They may look like eccentrics, but the sailors in the Jester Challenge are the heart of simple ocean sailing

To some they are eccentrics, maybe even crazy. But if you want to see what a real group of adventurers look like, there is no better place to look than the Jester Challenge.

This is the event – you must not call it a race – that runs biennially (and alternately) to the Azores and across the Atlantic, and it is open to single-handed sailors in yachts of 30ft and under. It was formed in spirit of Blondie Haslar and the first OSTAR – a race that now has no place for sub-30ft yachts

Strip away the professionals, subtract the sponsorship and wodges of ‘other people’s money’ and even the paid-for yard work that keeps the moneyed reaches of sailing going, and this is what you have: amateurs in small boats on tiny budgets with huge, horizon-less dreams.

The event that begins on Sunday starts in Plymouth and goes to the Azores. How many will start is anyone’s guess, as this Challenge, uniquely, has no rules, no safety inspections, no organisation, no entry fee and no prizes. It simply is a collection of people sailing individually who choose to go together at no cost.

One of the few organising touches is a start gun fired by co-founder Ewen Southby-Tailyour.

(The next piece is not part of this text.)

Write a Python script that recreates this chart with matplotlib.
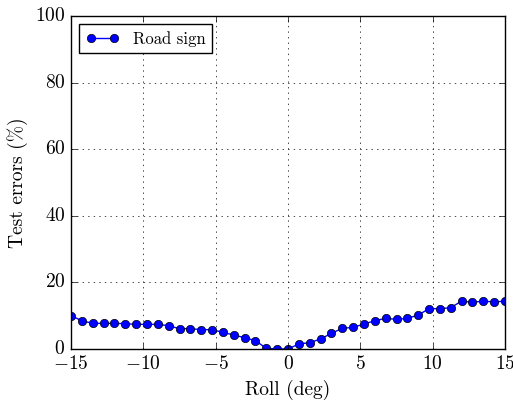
import numpy as np
import matplotlib
matplotlib.use('Agg')
import matplotlib.pyplot as plt

plt.style.use('classic')
plt.rcParams['font.family'] = 'serif'
plt.rcParams['font.serif'] = ['cmr10', 'DejaVu Serif']
plt.rcParams['mathtext.fontset'] = 'cm'
plt.rcParams['axes.formatter.use_mathtext'] = True

roll = np.arange(-15, 15.01, 0.75)
errors = [10.0, 8.5, 7.7, 7.7, 7.7, 7.6, 7.4, 7.4, 7.4, 7.0, 6.1, 6.1, 5.8, 5.8,
          5.0, 4.2, 3.4, 2.5, 0.2, 0.0, 0.0,
          1.5, 1.9, 3.0, 4.7, 6.2, 6.5, 7.5, 8.5, 9.2, 8.9, 9.2, 10.2, 12.1,
          12.1, 12.4, 14.4, 14.0, 14.4, 14.1, 14.4]

fig = plt.figure(figsize=(5.13, 4.04), dpi=100, facecolor='white')
ax = fig.add_axes([71/513, 1-349/404, (505-71)/513, (349-16)/404])

ax.plot(roll, errors, '-o', color='blue', markerfacecolor='blue',
        markeredgecolor='black', markersize=6, linewidth=1, label='Road sign')

ax.set_xlim(-15, 15)
ax.set_ylim(0, 100)
ax.set_xticks([-15, -10, -5, 0, 5, 10, 15])
ax.set_yticks([0, 20, 40, 60, 80, 100])
ax.grid(True, linestyle=':', color='black')
ax.tick_params(labelsize=14)
ax.set_xlabel('Roll (deg)', fontsize=14)
ax.set_ylabel('Test errors (%)', fontsize=14)
ax.legend(loc='upper left', fontsize=12, fancybox=False)

fig.savefig('out.png', dpi=100, facecolor='white')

He goes out into Plymouth Sound and, he says: “I take my oldest 12-bore gun, with cartridges filled with baby powder and I fire both barrels so there’s a big puff.”

The boats are the sort you might remember growing up or racing on in years gone by, that are now easy and inexpensive to find in the brokerage pages: a UFO, She 31, a Westerly 22, a little Gib’Sea. Most of them are 30 or 40 years old and, in many cases, somewhat scruffy batchelor pads.

The sailors themselves are mostly retired and on a very tight budget. But it would be a grave mistake to underestimate them, their accomplishments or their seamanship. It’s a common error to mistake a yacht’s price tag and smartness with experience.

One of the more scruffy-looking boats has been across the Atlantic four times and to the Azores and back once. The skipper is an extremely experienced sailor. One spent ten years building his boat in his back garden. Most have extensively refitted or rebuilt from keel bolts up.

A regular Challenger has covered 60,000 miles and sailed to 80°N in his junk-rigged Corribee 21. Roger Taylor is not doing the event this time, but has come to help the 20 or so already assembled ready for the off. “The spirit of it is the simplicity,” he observes. “Most people here are not well heeled, but part of it is they like the frugality.”

That sets the Jester Challenge apart from most other sailing events, as does its ultra low key profile. By choice most skippers don’t have satellite phones, emails or even chartplotters. There is no real-time stream of information when they go.

Most don’t send emails. They don’t phone home. They don’t tweet. They just go sailing.